Turkish Interior Minister Süleyman Soylu announced the arrest of a total of 46 suspects and announced further arrests. “You wanted to send us a message, we received it and we will answer it with all determination,” he said on Monday, referring to the PKK during a visit to the site of the attack.

So far, no group has confessed to the crime. Soylu had previously blamed the PKK and later also the Syrian-Kurdish military units of the YPG for the attack. “We assume that the order for the attack was issued from Kobane,” said the minister.

Both the armed PKK organization and its political wing, as well as the Syrian military alliance SDF, led by Kurdish YPG units, firmly denied the allegations. “Our people and the democratic public know very well that we have nothing to do with this incident, that we are not directly targeting civilians,” the PKK said. “We assure that our forces have no connection to the blast in Istanbul and we reject the allegations against them,” stressed SDF commander Maslum Abdi.

The PKK, for its part, accused the Turkish government of having “dark plans” and wanting to report “Kobane as a target”. In the months before, Ankara had repeatedly announced that Turkey would launch a military offensive against the Kurdish areas in northern Syria. However, other NATO countries, including the United States, as well as Russia and Iran, had warned Turkey of such an attack.

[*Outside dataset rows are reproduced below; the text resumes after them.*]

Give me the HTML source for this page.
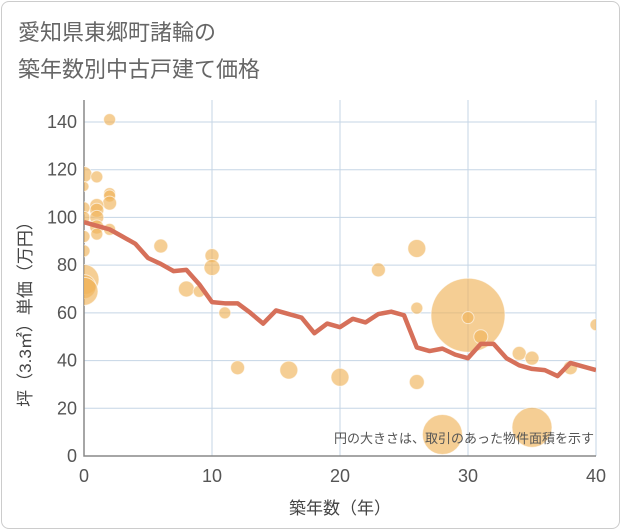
<!DOCTYPE html>
<html><head><meta charset="utf-8"><style>
body{margin:0;background:#fff;}
#wrap{position:relative;width:621px;height:530px;font-family:"Liberation Sans","Noto Sans CJK JP",sans-serif;}
#frame{position:absolute;left:1px;top:1px;width:617px;height:526px;border:1px solid #ccc;border-radius:8px;}
</style></head><body>
<div id="wrap">
<div id="frame"></div>
<svg id="chart" width="621" height="530" style="position:absolute;left:0;top:0">
<text x="18" y="40" font-size="22" fill="#666">愛知県東郷町諸輪の</text>
<text x="18" y="77" font-size="22" fill="#666">築年数別中古戸建て価格</text>
</svg>
</div>
<script>
const xTicks=[0,10,20,30,40];
const yTicks=[0,20,40,60,80,100,120,140];
const lineYears=[0,1,2,3,4,5,6,7,8,9,10,11,12,13,14,15,16,17,18,19,20,21,22,23,24,25,26,27,28,29,30,31,32,33,34,35,36,37,38,39,40];
const lineValues=[98,96.5,95,92,89,83,80.5,77.5,78,72,64.5,64,64,60,55.5,61,59.5,58,51.5,55.5,54,57.5,56,59.5,60.5,59,45.5,44,45,42.5,41,47,47,41,38,36.5,36,33.5,39,37.5,36];
const bubbleX=[2,0,1,0,2,2,2,1,1,0,0,1,1,1,2,0,0,0,0,0,6,8,9,10,10,11,12,16,20,23,26,26,26,28,30,30,31,34,35,35,38,40];
const bubbleY=[141,118,117,113,110,109,106,105,103,104,100,100,96,93,95,92,86,74,71,69,88,70,69,84,79,60,37,36,33,78,87,62,31,9,59,58,50,43,41,12,37,55];
const bubbleR=[6,8,6,5,6,6,7,7,7,6,6,7,7,6,6,6,6,15,12,14,7,8,6,7,8,6,7,9,9,7,9,6,7.5,20,37,6,7,7,7,20,7,6];
const svg=document.getElementById('chart');const NS='http://www.w3.org/2000/svg';
const X0=84,X1=596,Y0=456,Y1=122;
const sx=v=>X0+(X1-X0)*v/40, sy=v=>Y0-(Y0-Y1)*v/140;
function mk(t,a,p){const e=document.createElementNS(NS,t);for(const k in a)e.setAttribute(k,a[k]);(p||svg).appendChild(e);return e;}
const clip=mk('clipPath',{id:'pc'});mk('rect',{x:X0,y:100,width:X1-X0,height:Y0-100},clip);
xTicks.forEach(v=>{const l=mk('line',{x1:sx(v),x2:sx(v),y1:100,y2:Y0,stroke:'#c5d5e5','stroke-width':1});

const t=mk('text',{x:sx(v),y:482,'font-size':18,fill:'#555','text-anchor':'middle'});t.textContent=v;
});
yTicks.forEach(v=>{const l=mk('line',{x1:X0,x2:X1,y1:sy(v),y2:sy(v),stroke:'#c5d5e5','stroke-width':1});

const t=mk('text',{x:77,y:sy(v)+6,'font-size':18,fill:'#555','text-anchor':'end'});t.textContent=v;
});
const ax=mk('path',{d:`M${X0} 100V${Y0}H${X1}`,stroke:'#888',fill:'none','stroke-width':1.5});

const g=mk('g',{'clip-path':'url(#pc)'});
bubbleX.forEach((x,i)=>{const c=mk('circle',{cx:sx(x),cy:sy(bubbleY[i]),r:bubbleR[i],fill:'rgba(240,180,90,0.65)',stroke:'rgba(255,255,255,0.6)','stroke-width':1},g);
});
const p=mk('polyline',{points:lineYears.map((x,i)=>sx(x)+','+sy(lineValues[i])).join(' '),fill:'none',stroke:'#d6705a','stroke-width':4.5,'stroke-linejoin':'round'},g);

const n=mk('text',{x:594,y:443,'font-size':13,fill:'#555','text-anchor':'end'});n.textContent='円の大きさは、取引のあった物件面積を示す';

const xt=mk('text',{x:340,y:514,'font-size':17,fill:'#444','text-anchor':'middle'});xt.textContent='築年数（年）';

const yt=mk('text',{x:0,y:0,'font-size':17,fill:'#444','text-anchor':'middle',transform:'translate(31,310) rotate(-90)'});yt.textContent='坪（3.3㎡）単価（万円）';

</script>
</body></html>
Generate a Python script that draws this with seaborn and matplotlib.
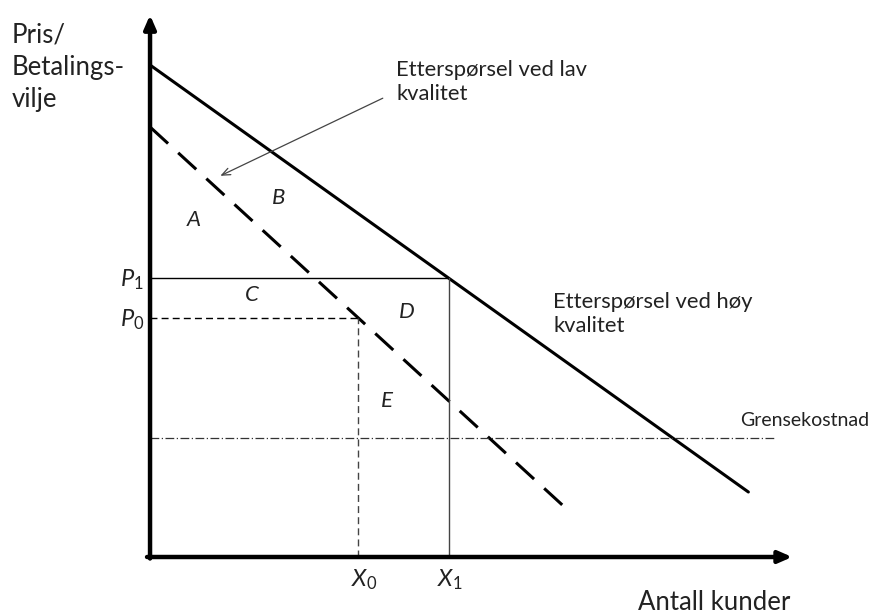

The YPG is backed by the US and played a crucial role in expelling the Islamic State (IS) jihadist militia from Syria and also from Kobane. Turkey, on the other hand, accuses the YPG of being an offshoot of the PKK and therefore also classifies it as “terrorist”. Turkey has been trying for years to set up a “buffer zone” in the Kurdish area on its border with Syria and to expel the Kurdish units from there. Turkish President Recep Tayyip Erdogan has repeatedly accused Washington of supplying arms to Kurdish “terrorists” in northern Syria.

Turkey has now also rejected expressions of condolence from the USA after the Istanbul attack. “We do not accept the condolence message from the US embassy – we reject it,” Soylu said on Turkish television.

Chancellor Olaf Scholz (SPD) also sent his condolences to the Turkish President on Sunday and expressed his dismay at the explosion in Istanbul on Twitter.

The PKK has been fighting for more rights for the Kurds in Turkey and against the Turkish state since the mid-1980s. It is classified as a “terrorist organization” by Ankara and its allies.